GUARDIAN PHOTO BY REBECCA BOWE

San Francisco bears the unfortunate distinction of having the fastest-growing income inequality nationwide. At the same time, the city may retain its more progressive status as having the highest nationwide minimum wage -- if voters approve a November ballot measure unveiled today by Mayor Ed Lee and 10 members of the Board of Supervisors.

The consensus measure would increase the minimum wage for all San Francisco employees to $15 an hour by 2018. Currently, the city's lowest-paid workers earn $10.74 per hour under the existing minimum wage ordinance.

The proposed increase, announced at a June 10 press conference held in Mayor Lee’s office, calls for minimum wage workers to earn $12.25 per hour by May Day of next year, followed by paycheck increases amounting to $13 an hour in 2016, $14 an hour in 2017, and $15 an hour in 2018.

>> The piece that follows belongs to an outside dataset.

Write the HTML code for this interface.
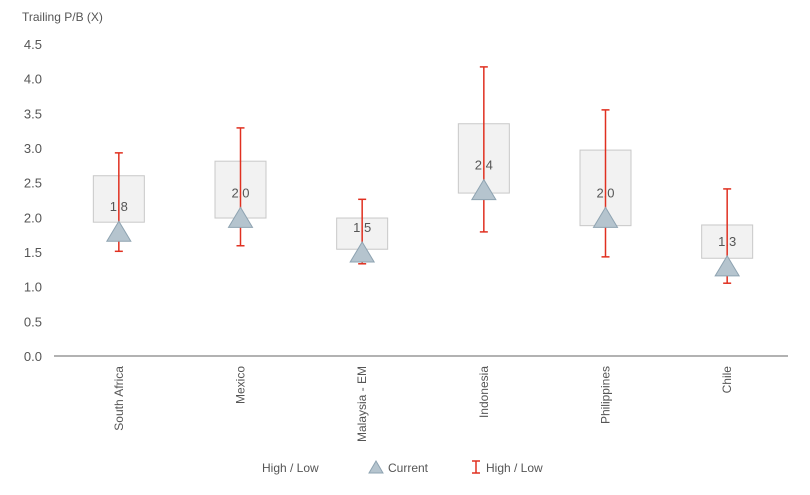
<!DOCTYPE html>
<html><head><meta charset="utf-8"><style>
body{margin:0;background:#fff;font-family:"Liberation Sans",sans-serif;}
svg text{font-family:"Liberation Sans",sans-serif;fill:#555;}
</style></head><body>
<svg width="810" height="490">
<text x="22" y="21" font-size="12">Trailing P/B (X)</text>
<g id="yt"></g><g id="marks"></g><g id="xl"></g>
<line x1="54" y1="356" x2="788" y2="356" stroke="#666" stroke-width="1"/>
<g>
<text x="262" y="472" font-size="12">High / Low</text>
<polygon points="376,461 369,473 383,473" fill="#b5c4ce" stroke="#8ea3b1"/>
<text x="388" y="472" font-size="12">Current</text>
<g stroke="#e03020" stroke-width="1.5"><line x1="476" y1="461" x2="476" y2="473"/><line x1="472" y1="461" x2="480" y2="461"/><line x1="472" y1="473" x2="480" y2="473"/></g>
<text x="486" y="472" font-size="12">High / Low</text>
</g>
</svg>
<script>
const categories=["South Africa","Mexico","Malaysia - EM","Indonesia","Philippines","Chile"];
const highs=[2.93,3.29,2.26,4.17,3.55,2.41];
const lows=[1.51,1.59,1.33,1.79,1.43,1.05];
const boxTops=[2.6,2.81,1.99,3.35,2.97,1.89];
const boxBottoms=[1.93,1.99,1.54,2.35,1.88,1.41];
const currents=[1.8,2.0,1.5,2.4,2.0,1.3];
const yTicks=[0,0.5,1,1.5,2,2.5,3,3.5,4,4.5];
const NS="http://www.w3.org/2000/svg";
const y=v=>356-v*69.33;
const x=i=>58+730/categories.length*(i+0.5);
function mk(t,a,p){const e=document.createElementNS(NS,t);for(const k in a)e.setAttribute(k,a[k]);p.appendChild(e);return e;}
const yt=document.getElementById('yt'),mg=document.getElementById('marks'),xl=document.getElementById('xl');
yTicks.forEach(v=>{const t=mk('text',{x:42,y:y(v)+5,'font-size':13,'text-anchor':'end'},yt);t.textContent=v.toFixed(1);

});
categories.forEach((c,i)=>{
const cx=x(i);
const g=mk('g',{},mg);


const b=mk('rect',{x:cx-25.5,y:y(boxTops[i]),width:51,height:y(boxBottoms[i])-y(boxTops[i]),fill:'#f2f2f2',stroke:'#c8c8c8'},g);


const lb=mk('text',{x:cx,y:y(currents[i])-20,'font-size':13,'text-anchor':'middle'},g);lb.textContent=currents[i].toFixed(1);


const eb=mk('g',{stroke:'#e03020','stroke-width':1.5},g);


mk('line',{x1:cx,x2:cx,y1:y(highs[i]),y2:y(lows[i])},eb);
mk('line',{x1:cx-4,x2:cx+4,y1:y(highs[i]),y2:y(highs[i])},eb);
mk('line',{x1:cx-4,x2:cx+4,y1:y(lows[i]),y2:y(lows[i])},eb);
const cy=y(currents[i]);
const tr=mk('polygon',{points:`${cx},${cy-10} ${cx-12},${cy+10} ${cx+12},${cy+10}`,fill:'#b5c4ce',stroke:'#8ea3b1'},g);


const xt=mk('text',{x:0,y:0,'font-size':12,'text-anchor':'end',transform:`translate(${cx+4},366) rotate(-90)`},xl);xt.textContent=c;


});
</script>
</body></html>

Crafted by representatives from labor, business, and the nonprofit sector in conjunction with Mayor Lee and Sup. Jane Kim, this November ballot measure proposal is less ambitious than an earlier minimum wage increase floated by the Campaign for a Fair Economy, although both guarantee workers an eventual $15 an hour.

The earlier proposal, backed by a coalition that included city employee union SEIU Local 1021, the Progressive Worker’s Alliance, San Francisco Rising, and other progressive organizations, sought to increase the minimum wage to $13 an hour by 2015, $14 by 2016, and $15 by 2017.

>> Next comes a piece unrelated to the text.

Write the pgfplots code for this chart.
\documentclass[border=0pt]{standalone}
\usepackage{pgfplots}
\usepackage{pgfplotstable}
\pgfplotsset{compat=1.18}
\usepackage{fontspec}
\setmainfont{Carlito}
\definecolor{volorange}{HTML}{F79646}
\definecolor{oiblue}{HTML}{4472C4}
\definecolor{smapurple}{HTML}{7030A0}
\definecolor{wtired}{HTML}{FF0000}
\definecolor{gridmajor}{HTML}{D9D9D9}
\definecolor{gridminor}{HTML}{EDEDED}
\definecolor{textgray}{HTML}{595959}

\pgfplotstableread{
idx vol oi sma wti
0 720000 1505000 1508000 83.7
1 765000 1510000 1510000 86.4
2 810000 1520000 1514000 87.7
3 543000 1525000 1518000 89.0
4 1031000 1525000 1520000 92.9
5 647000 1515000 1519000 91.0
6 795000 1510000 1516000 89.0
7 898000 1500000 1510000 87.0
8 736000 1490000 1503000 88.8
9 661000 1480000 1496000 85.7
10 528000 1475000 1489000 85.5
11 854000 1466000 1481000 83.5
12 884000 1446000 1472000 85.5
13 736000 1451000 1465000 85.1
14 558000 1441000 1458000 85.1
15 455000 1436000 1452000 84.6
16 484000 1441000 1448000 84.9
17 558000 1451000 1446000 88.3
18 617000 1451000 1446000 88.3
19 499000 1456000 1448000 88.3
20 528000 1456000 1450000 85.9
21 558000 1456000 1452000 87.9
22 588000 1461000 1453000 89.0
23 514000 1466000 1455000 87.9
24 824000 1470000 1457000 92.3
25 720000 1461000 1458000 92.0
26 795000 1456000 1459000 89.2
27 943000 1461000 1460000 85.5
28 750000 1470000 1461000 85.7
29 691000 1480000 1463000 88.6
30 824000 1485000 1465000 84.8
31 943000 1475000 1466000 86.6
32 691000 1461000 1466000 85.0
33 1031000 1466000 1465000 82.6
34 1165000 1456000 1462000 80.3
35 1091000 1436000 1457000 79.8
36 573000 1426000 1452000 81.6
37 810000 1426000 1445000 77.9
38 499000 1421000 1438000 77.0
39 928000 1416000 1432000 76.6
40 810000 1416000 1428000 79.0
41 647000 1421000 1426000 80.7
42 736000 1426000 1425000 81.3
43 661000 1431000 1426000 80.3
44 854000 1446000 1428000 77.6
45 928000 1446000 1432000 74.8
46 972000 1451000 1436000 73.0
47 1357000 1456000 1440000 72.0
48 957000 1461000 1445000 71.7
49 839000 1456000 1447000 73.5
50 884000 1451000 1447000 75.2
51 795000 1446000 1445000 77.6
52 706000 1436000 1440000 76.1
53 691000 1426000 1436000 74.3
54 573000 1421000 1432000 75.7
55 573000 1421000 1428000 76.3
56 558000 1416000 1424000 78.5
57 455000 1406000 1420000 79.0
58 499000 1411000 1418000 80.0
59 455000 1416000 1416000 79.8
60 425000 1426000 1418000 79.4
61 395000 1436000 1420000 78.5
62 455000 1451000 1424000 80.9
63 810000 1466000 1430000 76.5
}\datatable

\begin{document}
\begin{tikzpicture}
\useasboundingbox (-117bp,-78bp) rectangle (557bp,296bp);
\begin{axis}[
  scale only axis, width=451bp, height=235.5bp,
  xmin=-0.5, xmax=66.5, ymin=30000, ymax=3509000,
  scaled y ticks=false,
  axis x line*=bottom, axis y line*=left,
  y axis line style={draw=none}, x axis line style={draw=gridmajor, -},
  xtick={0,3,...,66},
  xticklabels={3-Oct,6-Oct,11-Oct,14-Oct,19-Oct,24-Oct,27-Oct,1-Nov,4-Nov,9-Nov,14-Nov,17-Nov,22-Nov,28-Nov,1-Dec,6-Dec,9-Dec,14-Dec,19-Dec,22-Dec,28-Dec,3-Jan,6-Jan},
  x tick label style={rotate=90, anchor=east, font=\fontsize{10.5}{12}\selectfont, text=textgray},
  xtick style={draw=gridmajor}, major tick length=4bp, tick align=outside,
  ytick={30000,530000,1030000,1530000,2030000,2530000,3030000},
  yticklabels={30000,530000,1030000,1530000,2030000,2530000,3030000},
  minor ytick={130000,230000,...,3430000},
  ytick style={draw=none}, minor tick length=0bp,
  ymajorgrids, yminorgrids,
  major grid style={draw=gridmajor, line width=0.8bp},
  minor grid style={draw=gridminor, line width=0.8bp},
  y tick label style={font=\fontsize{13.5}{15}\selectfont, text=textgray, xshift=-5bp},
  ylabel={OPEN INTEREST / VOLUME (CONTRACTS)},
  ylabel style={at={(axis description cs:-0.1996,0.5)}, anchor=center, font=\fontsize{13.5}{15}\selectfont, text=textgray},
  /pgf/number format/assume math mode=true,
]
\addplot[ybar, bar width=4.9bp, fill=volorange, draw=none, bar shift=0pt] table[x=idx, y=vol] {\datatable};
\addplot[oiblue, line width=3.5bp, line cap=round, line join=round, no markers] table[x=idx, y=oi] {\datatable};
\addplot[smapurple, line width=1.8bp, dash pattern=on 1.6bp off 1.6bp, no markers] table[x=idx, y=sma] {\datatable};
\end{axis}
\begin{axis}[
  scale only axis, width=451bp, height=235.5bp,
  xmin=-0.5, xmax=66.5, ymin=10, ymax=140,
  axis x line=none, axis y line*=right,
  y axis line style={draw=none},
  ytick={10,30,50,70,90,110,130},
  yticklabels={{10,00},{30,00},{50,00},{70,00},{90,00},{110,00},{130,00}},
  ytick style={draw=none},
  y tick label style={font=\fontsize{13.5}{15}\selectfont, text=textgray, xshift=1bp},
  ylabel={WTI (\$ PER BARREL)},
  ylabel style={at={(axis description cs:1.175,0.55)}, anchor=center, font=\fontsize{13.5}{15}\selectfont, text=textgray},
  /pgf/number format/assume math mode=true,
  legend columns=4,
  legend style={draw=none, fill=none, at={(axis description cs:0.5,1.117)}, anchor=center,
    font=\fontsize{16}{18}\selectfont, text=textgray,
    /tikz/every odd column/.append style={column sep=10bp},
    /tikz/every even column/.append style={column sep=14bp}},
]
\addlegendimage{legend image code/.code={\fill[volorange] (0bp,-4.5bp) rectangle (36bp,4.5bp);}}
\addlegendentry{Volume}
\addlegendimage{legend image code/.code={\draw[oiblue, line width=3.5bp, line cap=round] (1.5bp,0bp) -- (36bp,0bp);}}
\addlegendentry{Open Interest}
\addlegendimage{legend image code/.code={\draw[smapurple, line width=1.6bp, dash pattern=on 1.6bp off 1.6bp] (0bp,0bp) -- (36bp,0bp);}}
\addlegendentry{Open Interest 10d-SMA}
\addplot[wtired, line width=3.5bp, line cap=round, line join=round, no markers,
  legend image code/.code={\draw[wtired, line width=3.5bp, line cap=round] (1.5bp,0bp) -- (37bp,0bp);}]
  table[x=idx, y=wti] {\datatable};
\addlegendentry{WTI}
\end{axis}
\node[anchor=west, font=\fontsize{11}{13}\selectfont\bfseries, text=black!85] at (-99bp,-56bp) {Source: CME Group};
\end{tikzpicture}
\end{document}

So at the end of the day, the newly unveiled consensus proposal would leave minimum wage earners with $0.75 less per hour in 2015 and $1 less in 2017 than what the Campaign for a Fair Economy originally called for, but the broader support for this measure might mean brighter prospects for lowest-paid workers in the long run. The consensus proposal also eliminates the idea of an enforcement committee tasked with holding employers to the mandatory wage increases, yet continues to allocate resources for this purpose.

Shaw San Liu of the Campaign for a Fair Economy, who was part of the negotiations for the consensus measure, noted that this piece was especially important: “It is meaningless to raise the minimum wage if they’re not going to enforce it,” she said. The Office of Labor Standards and Enforcement, tasked with upholding the minimum wage, is currently experiencing a backlog due to case volume.

Shaw San Liu speaks about the importance of the proposed wage increase.

Moderates' strong opposition to the more ambitious wage increase posed the threat of having two competing measures going to voters in November. Now that a single unified measure is headed to the ballot, there may be less of a risk that workers will end up with an inadequate increase or none at all.

The across-the-board increase to $15 an hour makes this a stronger proposal than a similar wage increase moving forward in Seattle, although that city has a lower cost of living than San Francisco, so the wage will stretch a lot farther. San Francisco has a notoriously high cost of living; former Mayor Willie Brown once famously quipped that anyone earning less than $50,000 simply shouldn't try to live in the city, and rents were much lower then. Under this proposal, minimum wage workers can hope to earn $31,200 before taxes by 2018, with wages continuing up from there in correlation with Consumer Price Index adjustments.

The San Francisco Chamber of Commerce was adamantly opposed to the earlier ballot measure proposal, but is now on board. “We think that with consensus built up around this measure, which residents will be voting on, we’ve reached that compromise,” Wade Rose, co-chair of the Public Policy Committee of the SFCOC, said at the press event.

However, the SFCOC played a minimum role in the negotiations, with the key players being labor leader Mike Casey, Liu of the Progressive Workers Alliance, Sup. Kim and her staff, and Mayor Lee and his staff, with input from a variety of minimum wage earners, employers, and other stakeholders.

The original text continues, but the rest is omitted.